The value of your inventory drops to zero as your need to fill that inventory increases.


The goal was simple but there weren’t any tools that worked in this environment. There were 3 fundamental problems that any solution needed to address:

  1. Speed - I needed something that worked in almost real-time, so that I could get a response and have the appointment filled in the next 5 minutes.

  2. On-demand - I needed something that I could use multiple times a day with out spamming patients.

  3. Control - I needed to be able to control who the recipients were and what they did. I wanted to send just to the people on my ‘next available’ list at any one time and to track their activity so that both the clinic and the recipients could see the current status and availability of the appointment.

Unfortunately, there weren’t any solutions that worked.

Email doesn’t work – it’s too slow, and there’s no way to manage the responses or let clients know once the appointment was taken.

Trying to text messaging patients one at at time is even worse since you end up in a conversation with each recipient and have to explain where you are in the process. It’s a mess.

Phone calling was really the only available option that fit the control criteria but it’s slow and expensive and doesn’t always work. (The$150,000 loss for the average physician mentioned above includes using the phone.)

It was keeping me awake at night.

To get what I wanted, I was going to have to build it.

I knew what the problem was and what the solution I wanted should look like, but I couldn’t find it. If I wanted to have it, I was going to have to build it.

So I did.

I called up a business friend of mine and invited him to have pancakes at IHOP one morning and laid out my plan to solve this problem and we started working.

I strung together an MVP using RSS, email and some shopping cart software that gave a local business owner a simple way to create an offer and send it out to customers. It wasn’t real-time but it worked pretty well and we started gaining some traction. Some businesses used it better than others and we grew to a few dozen businesses and a few thousand dollars a day in sales.

Our customers loved us, and they loved the product.

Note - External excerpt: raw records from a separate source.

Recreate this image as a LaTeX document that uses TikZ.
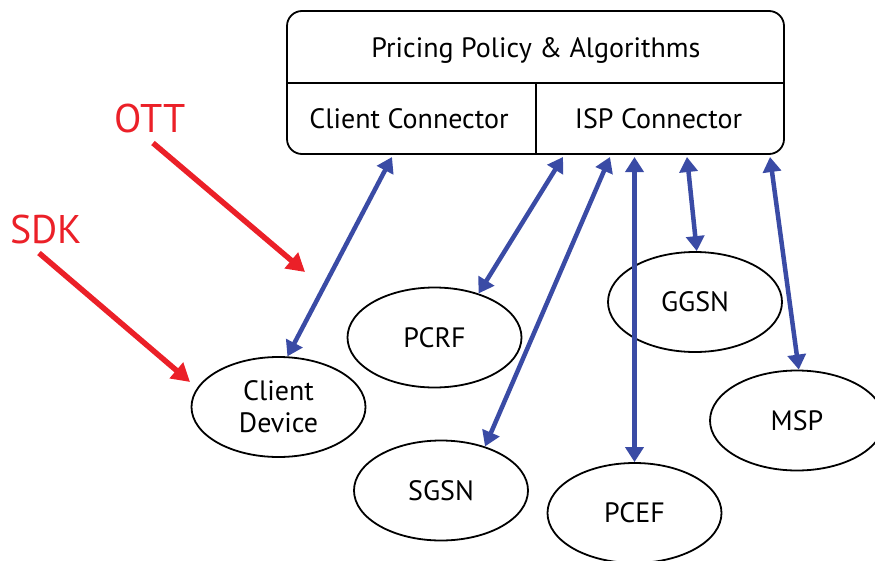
\documentclass[tikz,border=0pt]{standalone}
\usepackage{fontspec}
\setmainfont{PT Sans}
\usetikzlibrary{arrows.meta,shapes.geometric}
\definecolor{linkblue}{RGB}{58,75,165}
\definecolor{tagred}{RGB}{235,32,40}
\begin{document}
\begin{tikzpicture}[x=1pt,y=-1pt,
  ell/.style={draw,line width=1.8pt,ellipse,minimum width=174pt,minimum height=100pt,inner sep=0pt,font=\fontsize{28}{32}\selectfont,align=center},
  link/.style={draw=linkblue,line width=4.5pt,{Triangle[length=15pt,width=18pt]}-{Triangle[length=15pt,width=18pt]}},
  tag/.style={text=tagred,font=\fontsize{40}{44}\selectfont,anchor=base,inner sep=0pt},
  tagarrow/.style={draw=tagred,line width=5.5pt,-{Triangle[length=18pt,width=20pt]}},
  lbl/.style={font=\fontsize{28}{32}\selectfont,anchor=base,inner sep=0pt},
  frame/.style={draw,line width=1.8pt}]
\useasboundingbox (0,0) rectangle (875,560);
% main box
\node[frame,rounded corners=15pt,minimum width=497pt,minimum height=143pt,inner sep=0pt] (box) at (535.5,82.5) {};
\coordinate (hl) at (287,83);
\coordinate (hr) at (784,83);
\coordinate (vt) at (536,83);
\coordinate (vb) at (536,154);
\draw[frame] (hl) -- (hr);
\draw[frame] (vt) -- (vb);
\node[lbl] (pp) at (536,57) {Pricing Policy \& Algorithms};
\node[lbl] (cc) at (409,128) {Client Connector};
\node[lbl] (ic) at (658.5,128) {ISP Connector};
% ellipses
\node[ell] (cd) at (278.5,407) {Client\\Device};
\node[ell] (pcrf) at (434.5,337.5) {PCRF};
\node[ell] (sgsn) at (441,490.5) {SGSN};
\node[ell] (ggsn) at (695,302) {GGSN};
\node[ell] (pcef) at (634.5,513) {PCEF};
\node[ell] (msp) at (797,420.5) {MSP};
% red tags
\node[tag] (ott) at (150,132) {OTT};
\node[tag] (sdk) at (46,243) {SDK};
\coordinate (ottS) at (153,143);
\coordinate (ottE) at (305,272);
\coordinate (sdkS) at (39,253);
\coordinate (sdkE) at (190,382);
\draw[tagarrow] (ottS) -- (ottE);
\draw[tagarrow] (sdkS) -- (sdkE);
% connector points on box
\coordinate (p1) at (392,157);
\coordinate (p2) at (563,157);
\coordinate (p3) at (610,157);
\coordinate (p4) at (634.5,157);
\coordinate (p5) at (687,157);
\coordinate (p6) at (770,157);
\draw[link] (p1) -- (cd.80);
\draw[link] (p2) -- (pcrf.45.6);
\draw[link] (p3) -- (sgsn.45.3);
\draw[link] (p4) -- (pcef.90);
\draw[link] (p5) -- (ggsn.88);
\draw[link] (p6) -- (msp.88);
\end{tikzpicture}
\end{document}
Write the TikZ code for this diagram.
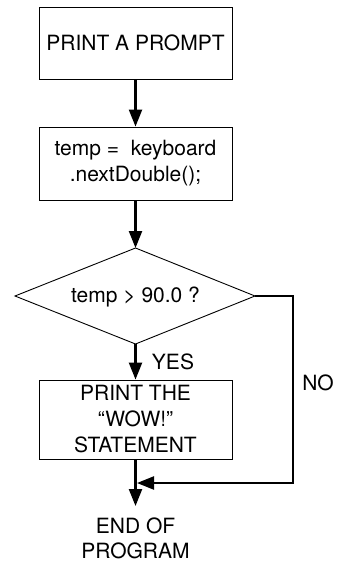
\documentclass[tikz,border=0pt]{standalone}
\usepackage{fontspec}
\setmainfont{TeX Gyre Heros}
\usetikzlibrary{arrows.meta}
\begin{document}
\begin{tikzpicture}[x=1pt,y=-1pt,
  txt/.style={font=\fontsize{21}{26}\selectfont,align=center,inner sep=0pt},
  box/.style={txt,draw,line width=0.9pt,minimum width=193pt},
  arr/.style={line width=2.3pt,-{Triangle[length=17pt,width=13pt]}}
]
\useasboundingbox (0,0) rectangle (342,562);
\node[box,minimum height=72pt] (b1) at (135.5,43) {PRINT A PROMPT};
\node[box,minimum height=73pt] (b2) at (135.5,163.5) {temp = \ keyboard\\.nextDouble();};
\node[txt] (d) at (135.5,297) {temp > 90.0 ?};
\coordinate (dn) at (135.5,248);
\coordinate (ds) at (135.5,344);
\coordinate (dw) at (15,296);
\coordinate (de) at (255,296);
\draw[line width=0.9pt,line join=miter] (dn) -- (de) -- (ds) -- (dw) -- cycle;
\node[box,minimum height=79pt] (b3) at (135.5,419.5) {PRINT THE\\“WOW!”\\STATEMENT};
\node[txt,anchor=north,font=\fontsize{21}{24.5}\selectfont] (e) at (135.5,518) {END OF\\PROGRAM};
\node[txt] (yes) at (173,362) {YES};
\node[txt] (no) at (318,383) {NO};
\coordinate (c1) at (293,483);
\coordinate (j) at (137,483);
\draw[arr] (b1.south) -- (b2.north);
\draw[arr] (b2.south) -- (dn);
\draw[arr] (ds) -- (b3.north);
\draw[arr,shorten >=12pt] (b3.south) -- (e.north);
\draw[arr] (de) -| (c1) -- (j);
\end{tikzpicture}
\end{document}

18 months later we threw in the towel.

We had 2 big problems.

We didn’t close down because the solution didn’t work – it worked really well and users loved it – but for 2 other reasons:

  1. We were too early. When we started in 2004 it was before the iPhone or text messages, there was no app store or Google Maps and email was only really being used by local businesses.

  2. I made every rookie startup mistake there was, to the point of being cliche.

In 2004 when we would walk in to a local business and explain the product, that they could have a button they could push in real time that would get them sales, they loved the idea. But at the time most businesses didn’t have either a business website, or an email. So we spent most of our time trying to get local business owners to understand why they should be using the internet, and then how to get set up. It would take weeks to get a new customer set up where they could use the system.

It was really painful and after more than a year we decided that it was going to be too slow to get to a place where we could support everyone on the team. It was time to shut it down and work on something else.

It was a real bummer.

I had spent some significant money, time and energy building something that I really believed in and knew would work, and had nothing to show for it other than some very hard learned lessons.

But those lessons I took to heart.

I was going to have to build it, again.

I spent the next 14 years working and building technology startups. I invested in a few, and I helped many others. Some of them crashed and burned, others were huge successes. (My LinkedIn profile if you’d like to take a look.)

All the time I thought that someone was going to fix this problem – but it never happened. So I decided that I was going to fix it, again.

Of course this time it’s a little different; we have the iPhone and apps, there is SMS and text messaging, and local small businesses are now incredibly familiar with technology and it’s benefits.

So this time I’m betting everything I have on a different outcome.